▶ _PROMPT_
Output the material exactly, but drop every image it holds.

▶ _MATERIAL PROVIDED_
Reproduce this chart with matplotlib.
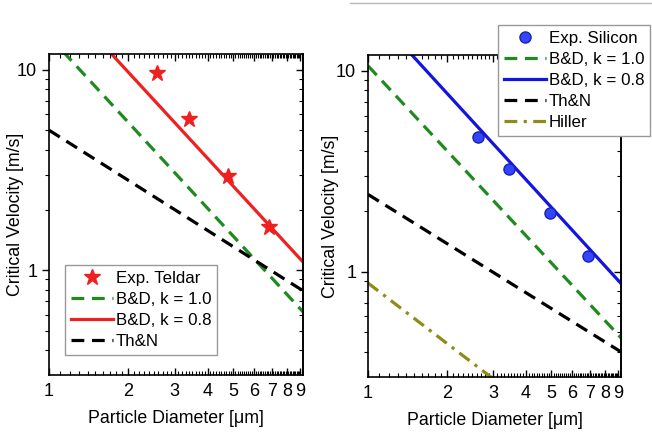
import matplotlib.pyplot as plt
import numpy as np
from matplotlib.lines import Line2D
from matplotlib.ticker import FixedLocator, NullFormatter

plt.rcParams['font.family'] = ['Liberation Sans', 'DejaVu Sans']
plt.rcParams['font.size'] = 12

# --- Teldar particles (left) ---
d_teldar = [2.56, 3.40, 4.76, 6.84]
v_teldar = [9.66, 5.69, 2.95, 1.64]

# model lines, given at the ends of the diameter range
d_ends = [1.0, 9.2]
v_bd10_teldar = [14.7, 0.62]
v_bd08_teldar = [26.2, 1.10]
v_thn_teldar = [5.0, 0.79]

# --- Silicon particles (right) ---
d_silicon = [2.63, 3.45, 4.95, 6.91]
v_silicon = [4.68, 3.24, 1.97, 1.20]

v_bd10_silicon = [10.6, 0.47]
v_bd08_silicon = [20.8, 0.876]
v_thn_silicon = [2.43, 0.40]
v_hiller = [0.88, 0.096]

x_ticks = [1, 2, 3, 4, 5, 6, 7, 8, 9]
y_minor = [0.4, 0.5, 0.6, 0.7, 0.8, 0.9, 2, 3, 4, 5, 6, 7, 8, 9]

RED = '#ee2020'
GREEN = '#1f8a1f'
BLUE = '#1414e0'
OLIVE = '#8c8c18'
LW = 2.3
DASH = (4, 2.4)

fig = plt.figure(figsize=(6.52, 4.37), dpi=100)
ax1 = fig.add_axes([49 / 652, 62 / 437, 254 / 652, 321 / 437])
ax2 = fig.add_axes([368 / 652, 60 / 437, 253 / 652, 322 / 437])


def style_axes(ax, ylab_x):
    ax.set_xscale('log')
    ax.set_yscale('log')
    ax.set_xlim(1, 9.2)
    ax.set_ylim(0.3, 12)
    ax.xaxis.set_major_locator(FixedLocator(x_ticks))
    ax.set_xticklabels([str(t) for t in x_ticks])
    ax.xaxis.set_minor_locator(FixedLocator(np.arange(1.1, 9.2, 0.1)))
    ax.xaxis.set_minor_formatter(NullFormatter())
    ax.yaxis.set_major_locator(FixedLocator([1, 10]))
    ax.set_yticklabels(['1', '10'])
    ax.yaxis.set_minor_locator(FixedLocator(y_minor))
    ax.yaxis.set_minor_formatter(NullFormatter())
    ax.tick_params(axis='x', which='both', direction='in', top=True, labelsize=13, pad=6)
    ax.tick_params(axis='x', which='major', length=5, width=1)
    ax.tick_params(axis='x', which='minor', length=3, width=0.8)
    ax.tick_params(axis='y', which='both', direction='out', right=False, labelsize=13)
    ax.tick_params(axis='y', which='major', length=5, width=1)
    ax.tick_params(axis='y', which='minor', length=3, width=0.8)
    # inward ticks on the right spine
    sec = ax.secondary_yaxis('right')
    sec.yaxis.set_major_locator(FixedLocator([1, 10]))
    sec.yaxis.set_minor_locator(FixedLocator(y_minor))
    sec.yaxis.set_major_formatter(NullFormatter())
    sec.yaxis.set_minor_formatter(NullFormatter())
    sec.tick_params(which='both', direction='in')
    sec.tick_params(which='major', length=5, width=1)
    sec.tick_params(which='minor', length=3, width=0.8)
    for s in ax.spines.values():
        s.set_linewidth(1.2)
    sec.spines['right'].set_linewidth(1.2)
    ax.set_xlabel('Particle Diameter [\u03bcm]', fontsize=12.8, labelpad=7)
    ax.set_ylabel('Critical Velocity [m/s]', fontsize=12.8)
    ax.yaxis.set_label_coords(ylab_x, 0.5)


leg_kw = dict(fontsize=12.2, handlelength=2.5, handletextpad=0.15,
              labelspacing=0.36, borderpad=0.35, borderaxespad=0,
              fancybox=False, edgecolor='#999999', framealpha=1)

# left panel
ax1.plot(d_ends, v_bd10_teldar, color=GREEN, lw=LW, dashes=DASH, label='B&D, k = 1.0')
ax1.plot(d_ends, v_bd08_teldar, color=RED, lw=LW, label='B&D, k = 0.8')
ax1.plot(d_ends, v_thn_teldar, color='black', lw=LW, dashes=DASH, label='Th&N')
ax1.plot(d_teldar, v_teldar, ls='none', marker='*', ms=12, color=RED,
         label='Exp. Teldar')
style_axes(ax1, -0.10)
h, l = ax1.get_legend_handles_labels()
order = [3, 0, 1, 2]
ax1.legend([h[i] for i in order], [l[i] for i in order],
           loc='lower left', bbox_to_anchor=(0.063, 0.062), **leg_kw)

# right panel
ax2.plot(d_ends, v_bd10_silicon, color=GREEN, lw=LW, dashes=DASH, label='B&D, k = 1.0')
ax2.plot(d_ends, v_bd08_silicon, color=BLUE, lw=LW, label='B&D, k = 0.8')
ax2.plot(d_ends, v_thn_silicon, color='black', lw=LW, dashes=DASH, label='Th&N')
ax2.plot(d_ends, v_hiller, color=OLIVE, lw=LW, dashes=(4, 2, 1, 2), label='Hiller')
ax2.plot(d_silicon, v_silicon, ls='none', marker='o', ms=8,
         markerfacecolor='#3346ff', markeredgecolor='#1a22a8', markeredgewidth=1,
         label='Exp. Silicon')
style_axes(ax2, -0.115)
h, l = ax2.get_legend_handles_labels()
order = [4, 0, 1, 2, 3]
leg = ax2.legend([h[i] for i in order], [l[i] for i in order],
                 loc='upper left', bbox_to_anchor=(498 / 652, 1 - 25 / 437),
                 bbox_transform=fig.transFigure, **leg_kw)
leg.set_zorder(10)

# thin grey rule along the top right
fig.add_artist(Line2D([350 / 652, 1], [1 - 3 / 437, 1 - 3 / 437],
                      transform=fig.transFigure, color='#b8b8b8', lw=1))

fig.savefig('out.png', dpi=100)
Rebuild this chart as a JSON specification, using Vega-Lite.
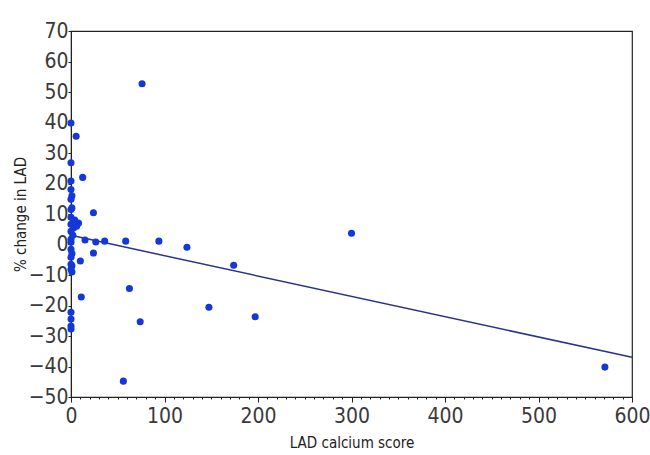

▶ _EXERCISE ANSWER_
Reproduce this chart with matplotlib.
import matplotlib.pyplot as plt
import numpy as np
from matplotlib.lines import Line2D
from matplotlib.ticker import FixedLocator, NullFormatter

plt.rcParams['font.family'] = ['Liberation Sans', 'DejaVu Sans']
plt.rcParams['font.size'] = 12

# --- Teldar particles (left) ---
d_teldar = [2.56, 3.40, 4.76, 6.84]
v_teldar = [9.66, 5.69, 2.95, 1.64]

# model lines, given at the ends of the diameter range
d_ends = [1.0, 9.2]
v_bd10_teldar = [14.7, 0.62]
v_bd08_teldar = [26.2, 1.10]
v_thn_teldar = [5.0, 0.79]

# --- Silicon particles (right) ---
d_silicon = [2.63, 3.45, 4.95, 6.91]
v_silicon = [4.68, 3.24, 1.97, 1.20]

v_bd10_silicon = [10.6, 0.47]
v_bd08_silicon = [20.8, 0.876]
v_thn_silicon = [2.43, 0.40]
v_hiller = [0.88, 0.096]

x_ticks = [1, 2, 3, 4, 5, 6, 7, 8, 9]
y_minor = [0.4, 0.5, 0.6, 0.7, 0.8, 0.9, 2, 3, 4, 5, 6, 7, 8, 9]

RED = '#ee2020'
GREEN = '#1f8a1f'
BLUE = '#1414e0'
OLIVE = '#8c8c18'
LW = 2.3
DASH = (4, 2.4)

fig = plt.figure(figsize=(6.52, 4.37), dpi=100)
ax1 = fig.add_axes([49 / 652, 62 / 437, 254 / 652, 321 / 437])
ax2 = fig.add_axes([368 / 652, 60 / 437, 253 / 652, 322 / 437])


def style_axes(ax, ylab_x):
    ax.set_xscale('log')
    ax.set_yscale('log')
    ax.set_xlim(1, 9.2)
    ax.set_ylim(0.3, 12)
    ax.xaxis.set_major_locator(FixedLocator(x_ticks))
    ax.set_xticklabels([str(t) for t in x_ticks])
    ax.xaxis.set_minor_locator(FixedLocator(np.arange(1.1, 9.2, 0.1)))
    ax.xaxis.set_minor_formatter(NullFormatter())
    ax.yaxis.set_major_locator(FixedLocator([1, 10]))
    ax.set_yticklabels(['1', '10'])
    ax.yaxis.set_minor_locator(FixedLocator(y_minor))
    ax.yaxis.set_minor_formatter(NullFormatter())
    ax.tick_params(axis='x', which='both', direction='in', top=True, labelsize=13, pad=6)
    ax.tick_params(axis='x', which='major', length=5, width=1)
    ax.tick_params(axis='x', which='minor', length=3, width=0.8)
    ax.tick_params(axis='y', which='both', direction='out', right=False, labelsize=13)
    ax.tick_params(axis='y', which='major', length=5, width=1)
    ax.tick_params(axis='y', which='minor', length=3, width=0.8)
    # inward ticks on the right spine
    sec = ax.secondary_yaxis('right')
    sec.yaxis.set_major_locator(FixedLocator([1, 10]))
    sec.yaxis.set_minor_locator(FixedLocator(y_minor))
    sec.yaxis.set_major_formatter(NullFormatter())
    sec.yaxis.set_minor_formatter(NullFormatter())
    sec.tick_params(which='both', direction='in')
    sec.tick_params(which='major', length=5, width=1)
    sec.tick_params(which='minor', length=3, width=0.8)
    for s in ax.spines.values():
        s.set_linewidth(1.2)
    sec.spines['right'].set_linewidth(1.2)
    ax.set_xlabel('Particle Diameter [\u03bcm]', fontsize=12.8, labelpad=7)
    ax.set_ylabel('Critical Velocity [m/s]', fontsize=12.8)
    ax.yaxis.set_label_coords(ylab_x, 0.5)


leg_kw = dict(fontsize=12.2, handlelength=2.5, handletextpad=0.15,
              labelspacing=0.36, borderpad=0.35, borderaxespad=0,
              fancybox=False, edgecolor='#999999', framealpha=1)

# left panel
ax1.plot(d_ends, v_bd10_teldar, color=GREEN, lw=LW, dashes=DASH, label='B&D, k = 1.0')
ax1.plot(d_ends, v_bd08_teldar, color=RED, lw=LW, label='B&D, k = 0.8')
ax1.plot(d_ends, v_thn_teldar, color='black', lw=LW, dashes=DASH, label='Th&N')
ax1.plot(d_teldar, v_teldar, ls='none', marker='*', ms=12, color=RED,
         label='Exp. Teldar')
style_axes(ax1, -0.10)
h, l = ax1.get_legend_handles_labels()
order = [3, 0, 1, 2]
ax1.legend([h[i] for i in order], [l[i] for i in order],
           loc='lower left', bbox_to_anchor=(0.063, 0.062), **leg_kw)

# right panel
ax2.plot(d_ends, v_bd10_silicon, color=GREEN, lw=LW, dashes=DASH, label='B&D, k = 1.0')
ax2.plot(d_ends, v_bd08_silicon, color=BLUE, lw=LW, label='B&D, k = 0.8')
ax2.plot(d_ends, v_thn_silicon, color='black', lw=LW, dashes=DASH, label='Th&N')
ax2.plot(d_ends, v_hiller, color=OLIVE, lw=LW, dashes=(4, 2, 1, 2), label='Hiller')
ax2.plot(d_silicon, v_silicon, ls='none', marker='o', ms=8,
         markerfacecolor='#3346ff', markeredgecolor='#1a22a8', markeredgewidth=1,
         label='Exp. Silicon')
style_axes(ax2, -0.115)
h, l = ax2.get_legend_handles_labels()
order = [4, 0, 1, 2, 3]
leg = ax2.legend([h[i] for i in order], [l[i] for i in order],
                 loc='upper left', bbox_to_anchor=(498 / 652, 1 - 25 / 437),
                 bbox_transform=fig.transFigure, **leg_kw)
leg.set_zorder(10)

# thin grey rule along the top right
fig.add_artist(Line2D([350 / 652, 1], [1 - 3 / 437, 1 - 3 / 437],
                      transform=fig.transFigure, color='#b8b8b8', lw=1))

fig.savefig('out.png', dpi=100)
Rebuild this chart as a JSON specification, using Vega-Lite.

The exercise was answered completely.